- Entries provided -
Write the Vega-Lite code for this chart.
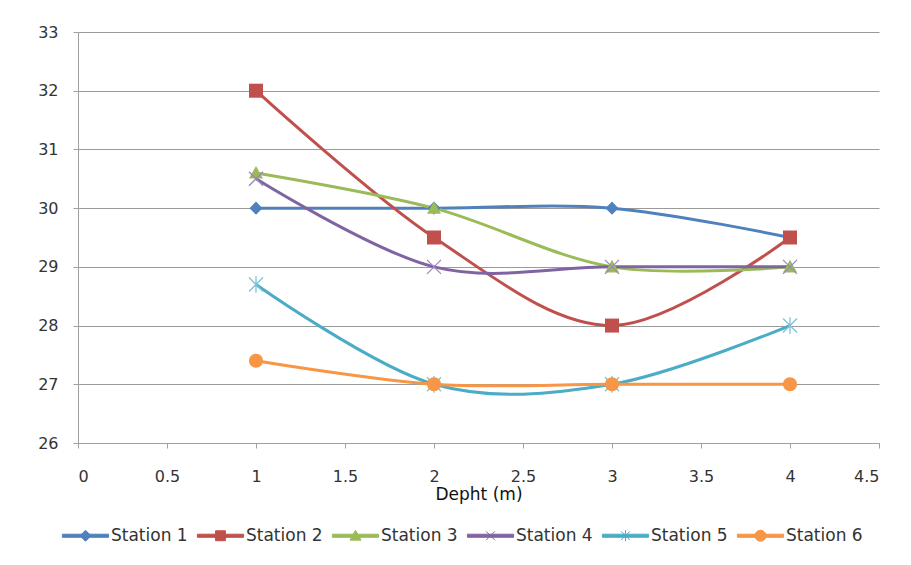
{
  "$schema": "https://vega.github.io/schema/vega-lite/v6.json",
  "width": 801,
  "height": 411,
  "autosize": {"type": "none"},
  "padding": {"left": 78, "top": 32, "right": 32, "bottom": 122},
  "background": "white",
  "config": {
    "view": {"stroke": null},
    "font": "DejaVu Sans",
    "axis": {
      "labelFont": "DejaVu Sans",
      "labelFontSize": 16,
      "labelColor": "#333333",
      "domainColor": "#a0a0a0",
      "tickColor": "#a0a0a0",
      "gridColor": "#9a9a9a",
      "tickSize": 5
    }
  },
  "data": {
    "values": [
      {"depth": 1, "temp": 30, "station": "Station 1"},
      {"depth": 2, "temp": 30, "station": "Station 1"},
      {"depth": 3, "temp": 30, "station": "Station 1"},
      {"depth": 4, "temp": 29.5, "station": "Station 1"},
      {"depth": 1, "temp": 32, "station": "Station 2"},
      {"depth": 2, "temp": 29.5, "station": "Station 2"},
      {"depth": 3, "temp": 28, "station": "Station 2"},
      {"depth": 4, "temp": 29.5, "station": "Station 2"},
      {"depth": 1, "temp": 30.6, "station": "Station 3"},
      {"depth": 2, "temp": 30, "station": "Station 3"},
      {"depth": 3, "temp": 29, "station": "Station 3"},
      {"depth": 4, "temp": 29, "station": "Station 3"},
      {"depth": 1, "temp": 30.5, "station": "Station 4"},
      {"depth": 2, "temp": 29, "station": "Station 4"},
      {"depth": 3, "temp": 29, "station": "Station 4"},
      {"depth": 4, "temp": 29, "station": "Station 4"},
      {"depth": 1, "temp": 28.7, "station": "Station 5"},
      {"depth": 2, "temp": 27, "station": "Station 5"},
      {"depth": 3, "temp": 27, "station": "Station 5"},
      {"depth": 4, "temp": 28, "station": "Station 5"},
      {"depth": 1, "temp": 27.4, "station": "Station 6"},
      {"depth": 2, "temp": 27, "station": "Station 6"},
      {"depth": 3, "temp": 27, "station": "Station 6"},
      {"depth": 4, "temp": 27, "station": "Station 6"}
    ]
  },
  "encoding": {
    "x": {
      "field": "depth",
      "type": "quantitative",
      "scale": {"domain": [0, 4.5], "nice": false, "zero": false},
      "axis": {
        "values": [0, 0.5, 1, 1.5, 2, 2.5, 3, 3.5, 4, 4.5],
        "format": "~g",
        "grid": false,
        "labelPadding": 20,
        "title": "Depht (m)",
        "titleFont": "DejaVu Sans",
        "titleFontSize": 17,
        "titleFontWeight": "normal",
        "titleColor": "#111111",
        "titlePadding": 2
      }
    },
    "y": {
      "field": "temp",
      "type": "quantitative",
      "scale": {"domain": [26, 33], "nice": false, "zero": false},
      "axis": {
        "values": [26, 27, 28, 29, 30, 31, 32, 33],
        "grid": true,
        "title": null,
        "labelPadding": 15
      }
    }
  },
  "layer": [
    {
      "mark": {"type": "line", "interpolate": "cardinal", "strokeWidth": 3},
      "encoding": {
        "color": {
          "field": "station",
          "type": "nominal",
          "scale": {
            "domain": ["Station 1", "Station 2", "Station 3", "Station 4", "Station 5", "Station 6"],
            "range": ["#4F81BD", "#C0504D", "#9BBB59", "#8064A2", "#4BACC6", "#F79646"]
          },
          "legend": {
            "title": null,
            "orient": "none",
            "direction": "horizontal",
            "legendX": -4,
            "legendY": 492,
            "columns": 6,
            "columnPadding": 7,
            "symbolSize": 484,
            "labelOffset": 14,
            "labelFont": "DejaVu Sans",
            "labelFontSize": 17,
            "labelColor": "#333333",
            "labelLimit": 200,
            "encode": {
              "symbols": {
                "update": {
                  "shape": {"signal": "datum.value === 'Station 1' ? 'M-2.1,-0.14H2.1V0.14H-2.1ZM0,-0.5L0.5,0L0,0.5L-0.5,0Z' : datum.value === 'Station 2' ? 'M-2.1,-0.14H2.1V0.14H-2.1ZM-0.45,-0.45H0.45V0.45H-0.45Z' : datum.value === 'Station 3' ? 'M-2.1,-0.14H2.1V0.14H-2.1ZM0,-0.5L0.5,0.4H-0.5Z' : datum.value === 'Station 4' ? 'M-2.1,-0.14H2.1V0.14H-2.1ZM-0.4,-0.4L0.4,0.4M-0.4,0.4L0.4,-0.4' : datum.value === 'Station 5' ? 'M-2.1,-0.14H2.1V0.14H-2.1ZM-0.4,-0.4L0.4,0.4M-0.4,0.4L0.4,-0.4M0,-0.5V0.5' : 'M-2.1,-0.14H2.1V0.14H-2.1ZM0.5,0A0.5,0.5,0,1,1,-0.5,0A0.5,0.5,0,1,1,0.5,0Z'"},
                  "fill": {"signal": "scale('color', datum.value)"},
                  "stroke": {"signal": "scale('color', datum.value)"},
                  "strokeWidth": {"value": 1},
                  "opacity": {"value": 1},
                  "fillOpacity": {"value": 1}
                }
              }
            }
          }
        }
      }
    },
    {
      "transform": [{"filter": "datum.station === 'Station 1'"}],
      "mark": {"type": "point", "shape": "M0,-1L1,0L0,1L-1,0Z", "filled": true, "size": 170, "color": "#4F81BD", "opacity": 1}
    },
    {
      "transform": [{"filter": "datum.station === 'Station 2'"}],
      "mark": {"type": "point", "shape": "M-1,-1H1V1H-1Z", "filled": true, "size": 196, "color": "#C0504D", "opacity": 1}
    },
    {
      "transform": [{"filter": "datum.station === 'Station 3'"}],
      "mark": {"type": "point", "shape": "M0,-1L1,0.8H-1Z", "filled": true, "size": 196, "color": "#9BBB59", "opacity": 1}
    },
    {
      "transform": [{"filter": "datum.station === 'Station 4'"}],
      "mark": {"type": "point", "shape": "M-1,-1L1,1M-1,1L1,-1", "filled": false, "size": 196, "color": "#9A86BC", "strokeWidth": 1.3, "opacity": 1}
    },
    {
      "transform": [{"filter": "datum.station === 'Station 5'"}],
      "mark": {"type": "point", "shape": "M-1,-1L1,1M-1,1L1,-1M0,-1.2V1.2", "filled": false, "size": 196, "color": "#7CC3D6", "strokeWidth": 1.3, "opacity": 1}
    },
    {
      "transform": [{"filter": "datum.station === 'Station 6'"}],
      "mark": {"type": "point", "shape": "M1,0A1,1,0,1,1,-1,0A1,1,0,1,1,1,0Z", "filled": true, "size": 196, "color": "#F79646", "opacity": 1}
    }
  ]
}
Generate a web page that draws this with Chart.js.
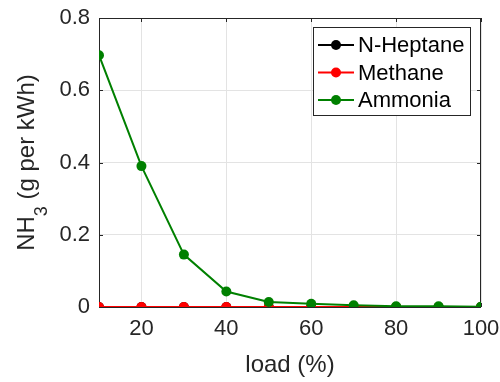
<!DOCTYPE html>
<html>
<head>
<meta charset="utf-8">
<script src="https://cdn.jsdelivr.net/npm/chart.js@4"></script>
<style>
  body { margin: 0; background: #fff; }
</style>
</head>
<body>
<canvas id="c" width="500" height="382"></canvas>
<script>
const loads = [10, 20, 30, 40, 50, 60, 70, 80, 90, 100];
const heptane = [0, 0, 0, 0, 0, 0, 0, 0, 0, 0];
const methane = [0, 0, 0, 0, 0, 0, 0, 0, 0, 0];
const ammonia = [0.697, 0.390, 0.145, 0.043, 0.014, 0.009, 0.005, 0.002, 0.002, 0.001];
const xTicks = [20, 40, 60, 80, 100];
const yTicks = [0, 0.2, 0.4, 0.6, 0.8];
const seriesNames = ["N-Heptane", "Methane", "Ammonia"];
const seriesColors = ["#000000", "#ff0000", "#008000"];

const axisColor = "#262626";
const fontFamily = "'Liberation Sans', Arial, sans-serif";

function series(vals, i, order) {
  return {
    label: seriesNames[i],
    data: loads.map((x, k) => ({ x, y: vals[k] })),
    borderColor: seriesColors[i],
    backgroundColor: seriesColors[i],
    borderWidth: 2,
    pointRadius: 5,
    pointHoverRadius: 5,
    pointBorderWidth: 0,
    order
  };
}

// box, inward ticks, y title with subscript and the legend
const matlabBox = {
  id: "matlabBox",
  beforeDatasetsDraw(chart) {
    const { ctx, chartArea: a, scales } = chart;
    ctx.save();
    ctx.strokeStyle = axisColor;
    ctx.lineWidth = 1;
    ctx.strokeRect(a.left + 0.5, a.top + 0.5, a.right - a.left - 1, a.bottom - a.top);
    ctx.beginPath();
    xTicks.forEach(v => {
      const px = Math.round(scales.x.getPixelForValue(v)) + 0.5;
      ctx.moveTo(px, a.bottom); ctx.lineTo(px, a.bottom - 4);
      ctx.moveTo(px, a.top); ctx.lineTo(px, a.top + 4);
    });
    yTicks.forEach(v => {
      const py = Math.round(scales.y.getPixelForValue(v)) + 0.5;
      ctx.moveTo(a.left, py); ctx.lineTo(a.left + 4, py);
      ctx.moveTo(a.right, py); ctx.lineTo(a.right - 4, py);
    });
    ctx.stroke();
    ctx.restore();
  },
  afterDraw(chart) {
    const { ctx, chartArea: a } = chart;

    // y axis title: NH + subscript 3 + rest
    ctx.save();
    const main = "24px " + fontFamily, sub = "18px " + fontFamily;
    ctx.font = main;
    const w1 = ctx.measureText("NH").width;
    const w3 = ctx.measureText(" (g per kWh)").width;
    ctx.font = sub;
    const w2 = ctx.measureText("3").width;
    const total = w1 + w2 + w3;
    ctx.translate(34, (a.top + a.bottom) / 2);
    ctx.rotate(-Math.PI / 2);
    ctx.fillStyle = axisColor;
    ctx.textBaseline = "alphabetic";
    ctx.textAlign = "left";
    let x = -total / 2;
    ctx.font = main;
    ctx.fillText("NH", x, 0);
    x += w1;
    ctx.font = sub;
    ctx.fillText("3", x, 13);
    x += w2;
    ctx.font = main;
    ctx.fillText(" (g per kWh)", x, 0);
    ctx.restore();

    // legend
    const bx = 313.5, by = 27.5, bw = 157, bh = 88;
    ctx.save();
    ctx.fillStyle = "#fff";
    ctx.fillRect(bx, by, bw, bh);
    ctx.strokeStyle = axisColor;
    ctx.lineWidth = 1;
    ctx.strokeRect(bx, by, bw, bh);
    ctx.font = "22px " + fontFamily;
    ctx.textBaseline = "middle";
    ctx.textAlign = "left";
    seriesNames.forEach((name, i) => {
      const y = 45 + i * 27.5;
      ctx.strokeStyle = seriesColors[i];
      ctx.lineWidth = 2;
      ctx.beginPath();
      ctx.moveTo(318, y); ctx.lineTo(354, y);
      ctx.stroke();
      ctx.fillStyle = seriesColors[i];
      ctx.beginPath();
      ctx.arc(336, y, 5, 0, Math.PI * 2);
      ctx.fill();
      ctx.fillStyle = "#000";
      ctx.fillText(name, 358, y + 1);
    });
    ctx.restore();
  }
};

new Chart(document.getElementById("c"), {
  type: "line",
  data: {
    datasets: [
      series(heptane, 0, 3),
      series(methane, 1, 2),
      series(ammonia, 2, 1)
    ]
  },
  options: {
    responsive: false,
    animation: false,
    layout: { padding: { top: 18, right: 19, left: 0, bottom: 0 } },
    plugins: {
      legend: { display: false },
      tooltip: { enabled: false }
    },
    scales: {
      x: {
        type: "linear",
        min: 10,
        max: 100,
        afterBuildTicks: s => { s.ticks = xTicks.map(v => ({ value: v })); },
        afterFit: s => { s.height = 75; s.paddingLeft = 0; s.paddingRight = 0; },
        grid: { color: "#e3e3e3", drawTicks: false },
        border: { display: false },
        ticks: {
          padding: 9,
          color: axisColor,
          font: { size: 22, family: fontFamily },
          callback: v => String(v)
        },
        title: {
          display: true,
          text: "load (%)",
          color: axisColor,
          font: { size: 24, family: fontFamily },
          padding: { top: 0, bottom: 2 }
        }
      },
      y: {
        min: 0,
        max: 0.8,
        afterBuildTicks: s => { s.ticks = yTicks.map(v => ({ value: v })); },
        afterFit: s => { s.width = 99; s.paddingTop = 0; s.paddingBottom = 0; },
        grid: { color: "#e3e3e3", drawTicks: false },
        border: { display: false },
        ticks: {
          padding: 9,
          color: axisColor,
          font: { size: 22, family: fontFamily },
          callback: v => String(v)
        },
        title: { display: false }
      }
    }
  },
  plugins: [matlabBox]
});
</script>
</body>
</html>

- Requirement -
List every line above that holds the word "this".

- Correct response -
Write the Vega-Lite code for this chart.
Generate a web page that draws this with Chart.js.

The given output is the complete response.